===== Dataset records =====

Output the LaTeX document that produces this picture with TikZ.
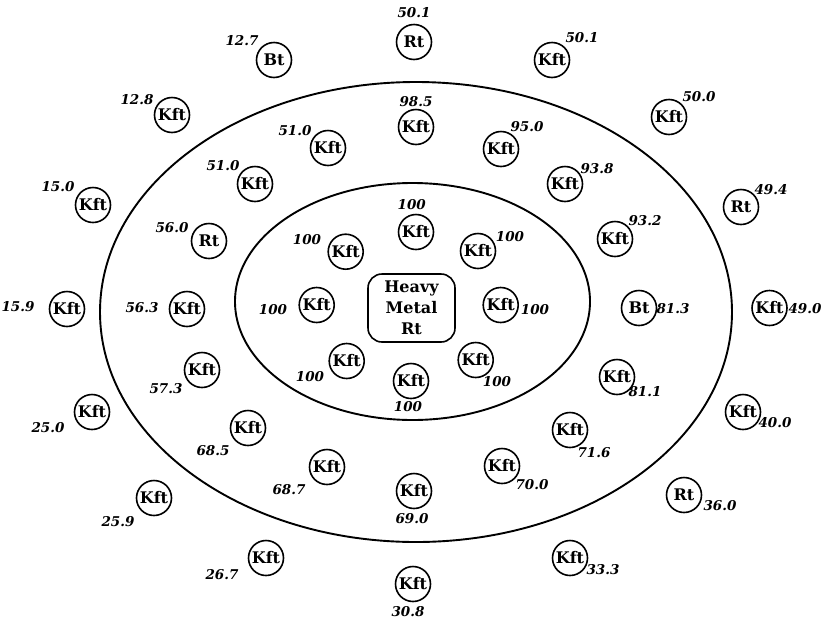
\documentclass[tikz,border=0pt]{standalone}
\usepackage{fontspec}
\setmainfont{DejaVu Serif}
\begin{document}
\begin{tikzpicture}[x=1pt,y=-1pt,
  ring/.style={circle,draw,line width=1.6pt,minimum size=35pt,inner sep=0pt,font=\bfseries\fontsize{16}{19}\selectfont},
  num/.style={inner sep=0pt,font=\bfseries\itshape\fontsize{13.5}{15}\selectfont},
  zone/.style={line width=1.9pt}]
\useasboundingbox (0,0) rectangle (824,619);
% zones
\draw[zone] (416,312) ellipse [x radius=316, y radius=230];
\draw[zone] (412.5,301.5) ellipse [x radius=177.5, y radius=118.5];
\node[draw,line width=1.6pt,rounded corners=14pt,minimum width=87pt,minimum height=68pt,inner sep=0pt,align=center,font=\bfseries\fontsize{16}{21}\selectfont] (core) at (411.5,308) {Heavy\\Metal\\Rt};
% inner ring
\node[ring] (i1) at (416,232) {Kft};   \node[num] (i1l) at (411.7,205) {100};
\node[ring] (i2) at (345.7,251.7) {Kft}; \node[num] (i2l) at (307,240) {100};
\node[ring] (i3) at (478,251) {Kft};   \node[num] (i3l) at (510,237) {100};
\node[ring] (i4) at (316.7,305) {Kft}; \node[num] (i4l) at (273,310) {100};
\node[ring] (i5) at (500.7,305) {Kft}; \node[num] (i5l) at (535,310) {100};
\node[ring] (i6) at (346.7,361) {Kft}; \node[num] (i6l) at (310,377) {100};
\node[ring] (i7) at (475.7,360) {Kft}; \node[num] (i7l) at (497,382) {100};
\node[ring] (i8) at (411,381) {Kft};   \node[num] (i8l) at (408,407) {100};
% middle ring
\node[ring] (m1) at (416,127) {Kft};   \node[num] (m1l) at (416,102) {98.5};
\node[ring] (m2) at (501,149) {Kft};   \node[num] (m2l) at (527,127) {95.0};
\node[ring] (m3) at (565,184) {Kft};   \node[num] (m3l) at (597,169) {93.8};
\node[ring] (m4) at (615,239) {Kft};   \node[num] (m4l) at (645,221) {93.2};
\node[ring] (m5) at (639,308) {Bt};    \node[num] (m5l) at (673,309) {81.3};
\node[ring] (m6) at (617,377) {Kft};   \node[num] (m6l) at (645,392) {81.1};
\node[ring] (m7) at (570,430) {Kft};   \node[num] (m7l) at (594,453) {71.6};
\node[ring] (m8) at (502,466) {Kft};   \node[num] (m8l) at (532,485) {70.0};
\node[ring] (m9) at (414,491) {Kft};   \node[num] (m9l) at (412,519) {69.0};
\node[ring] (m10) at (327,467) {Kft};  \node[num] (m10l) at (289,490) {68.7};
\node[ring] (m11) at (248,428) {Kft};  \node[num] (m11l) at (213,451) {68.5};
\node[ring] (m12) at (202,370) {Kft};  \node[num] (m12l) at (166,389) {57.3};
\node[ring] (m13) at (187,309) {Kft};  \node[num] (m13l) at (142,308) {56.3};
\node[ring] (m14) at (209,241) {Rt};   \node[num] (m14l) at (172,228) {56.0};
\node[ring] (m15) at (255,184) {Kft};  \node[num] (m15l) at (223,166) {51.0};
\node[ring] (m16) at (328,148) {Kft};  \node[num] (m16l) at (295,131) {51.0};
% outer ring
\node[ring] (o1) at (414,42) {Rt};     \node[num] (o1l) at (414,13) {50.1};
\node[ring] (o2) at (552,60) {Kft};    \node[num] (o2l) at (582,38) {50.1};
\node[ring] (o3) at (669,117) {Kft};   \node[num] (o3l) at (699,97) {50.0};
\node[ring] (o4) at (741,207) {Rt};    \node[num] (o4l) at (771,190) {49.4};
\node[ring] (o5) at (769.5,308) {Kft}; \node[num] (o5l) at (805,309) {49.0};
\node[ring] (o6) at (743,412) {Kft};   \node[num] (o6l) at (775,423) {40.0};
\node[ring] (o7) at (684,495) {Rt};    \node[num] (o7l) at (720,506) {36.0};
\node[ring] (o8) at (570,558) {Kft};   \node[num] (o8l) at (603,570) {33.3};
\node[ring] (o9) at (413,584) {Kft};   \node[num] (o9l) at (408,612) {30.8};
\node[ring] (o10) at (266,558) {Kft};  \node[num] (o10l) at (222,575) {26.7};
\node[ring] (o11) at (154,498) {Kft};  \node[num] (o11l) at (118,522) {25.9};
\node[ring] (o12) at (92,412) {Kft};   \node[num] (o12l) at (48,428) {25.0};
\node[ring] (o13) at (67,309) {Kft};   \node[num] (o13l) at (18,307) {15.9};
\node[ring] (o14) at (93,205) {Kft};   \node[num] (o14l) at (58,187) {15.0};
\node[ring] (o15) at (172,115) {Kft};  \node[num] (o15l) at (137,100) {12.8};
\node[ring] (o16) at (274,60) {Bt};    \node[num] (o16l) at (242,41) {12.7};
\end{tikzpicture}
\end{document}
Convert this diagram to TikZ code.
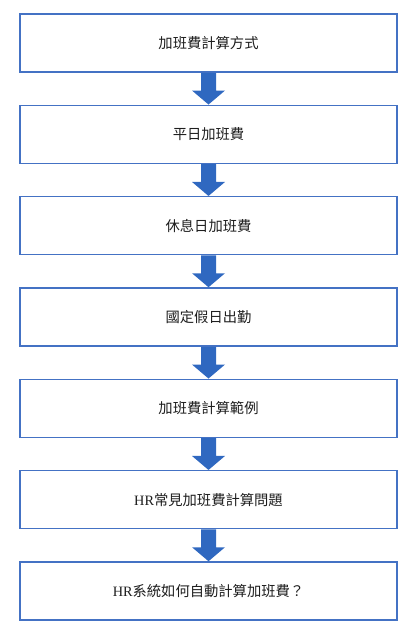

=====

» **Request**
The records above must be printed exactly; the pictures stay out.

» **Task solution**
Output the LaTeX document that produces this picture with TikZ.
\documentclass[tikz,border=0pt]{standalone}
\usepackage{fontspec}
\setmainfont{DejaVu Serif}
\begin{document}
\begin{tikzpicture}[x=1pt,y=-1pt,
  ring/.style={circle,draw,line width=1.6pt,minimum size=35pt,inner sep=0pt,font=\bfseries\fontsize{16}{19}\selectfont},
  num/.style={inner sep=0pt,font=\bfseries\itshape\fontsize{13.5}{15}\selectfont},
  zone/.style={line width=1.9pt}]
\useasboundingbox (0,0) rectangle (824,619);
% zones
\draw[zone] (416,312) ellipse [x radius=316, y radius=230];
\draw[zone] (412.5,301.5) ellipse [x radius=177.5, y radius=118.5];
\node[draw,line width=1.6pt,rounded corners=14pt,minimum width=87pt,minimum height=68pt,inner sep=0pt,align=center,font=\bfseries\fontsize{16}{21}\selectfont] (core) at (411.5,308) {Heavy\\Metal\\Rt};
% inner ring
\node[ring] (i1) at (416,232) {Kft};   \node[num] (i1l) at (411.7,205) {100};
\node[ring] (i2) at (345.7,251.7) {Kft}; \node[num] (i2l) at (307,240) {100};
\node[ring] (i3) at (478,251) {Kft};   \node[num] (i3l) at (510,237) {100};
\node[ring] (i4) at (316.7,305) {Kft}; \node[num] (i4l) at (273,310) {100};
\node[ring] (i5) at (500.7,305) {Kft}; \node[num] (i5l) at (535,310) {100};
\node[ring] (i6) at (346.7,361) {Kft}; \node[num] (i6l) at (310,377) {100};
\node[ring] (i7) at (475.7,360) {Kft}; \node[num] (i7l) at (497,382) {100};
\node[ring] (i8) at (411,381) {Kft};   \node[num] (i8l) at (408,407) {100};
% middle ring
\node[ring] (m1) at (416,127) {Kft};   \node[num] (m1l) at (416,102) {98.5};
\node[ring] (m2) at (501,149) {Kft};   \node[num] (m2l) at (527,127) {95.0};
\node[ring] (m3) at (565,184) {Kft};   \node[num] (m3l) at (597,169) {93.8};
\node[ring] (m4) at (615,239) {Kft};   \node[num] (m4l) at (645,221) {93.2};
\node[ring] (m5) at (639,308) {Bt};    \node[num] (m5l) at (673,309) {81.3};
\node[ring] (m6) at (617,377) {Kft};   \node[num] (m6l) at (645,392) {81.1};
\node[ring] (m7) at (570,430) {Kft};   \node[num] (m7l) at (594,453) {71.6};
\node[ring] (m8) at (502,466) {Kft};   \node[num] (m8l) at (532,485) {70.0};
\node[ring] (m9) at (414,491) {Kft};   \node[num] (m9l) at (412,519) {69.0};
\node[ring] (m10) at (327,467) {Kft};  \node[num] (m10l) at (289,490) {68.7};
\node[ring] (m11) at (248,428) {Kft};  \node[num] (m11l) at (213,451) {68.5};
\node[ring] (m12) at (202,370) {Kft};  \node[num] (m12l) at (166,389) {57.3};
\node[ring] (m13) at (187,309) {Kft};  \node[num] (m13l) at (142,308) {56.3};
\node[ring] (m14) at (209,241) {Rt};   \node[num] (m14l) at (172,228) {56.0};
\node[ring] (m15) at (255,184) {Kft};  \node[num] (m15l) at (223,166) {51.0};
\node[ring] (m16) at (328,148) {Kft};  \node[num] (m16l) at (295,131) {51.0};
% outer ring
\node[ring] (o1) at (414,42) {Rt};     \node[num] (o1l) at (414,13) {50.1};
\node[ring] (o2) at (552,60) {Kft};    \node[num] (o2l) at (582,38) {50.1};
\node[ring] (o3) at (669,117) {Kft};   \node[num] (o3l) at (699,97) {50.0};
\node[ring] (o4) at (741,207) {Rt};    \node[num] (o4l) at (771,190) {49.4};
\node[ring] (o5) at (769.5,308) {Kft}; \node[num] (o5l) at (805,309) {49.0};
\node[ring] (o6) at (743,412) {Kft};   \node[num] (o6l) at (775,423) {40.0};
\node[ring] (o7) at (684,495) {Rt};    \node[num] (o7l) at (720,506) {36.0};
\node[ring] (o8) at (570,558) {Kft};   \node[num] (o8l) at (603,570) {33.3};
\node[ring] (o9) at (413,584) {Kft};   \node[num] (o9l) at (408,612) {30.8};
\node[ring] (o10) at (266,558) {Kft};  \node[num] (o10l) at (222,575) {26.7};
\node[ring] (o11) at (154,498) {Kft};  \node[num] (o11l) at (118,522) {25.9};
\node[ring] (o12) at (92,412) {Kft};   \node[num] (o12l) at (48,428) {25.0};
\node[ring] (o13) at (67,309) {Kft};   \node[num] (o13l) at (18,307) {15.9};
\node[ring] (o14) at (93,205) {Kft};   \node[num] (o14l) at (58,187) {15.0};
\node[ring] (o15) at (172,115) {Kft};  \node[num] (o15l) at (137,100) {12.8};
\node[ring] (o16) at (274,60) {Bt};    \node[num] (o16l) at (242,41) {12.7};
\end{tikzpicture}
\end{document}
Convert this diagram to TikZ code.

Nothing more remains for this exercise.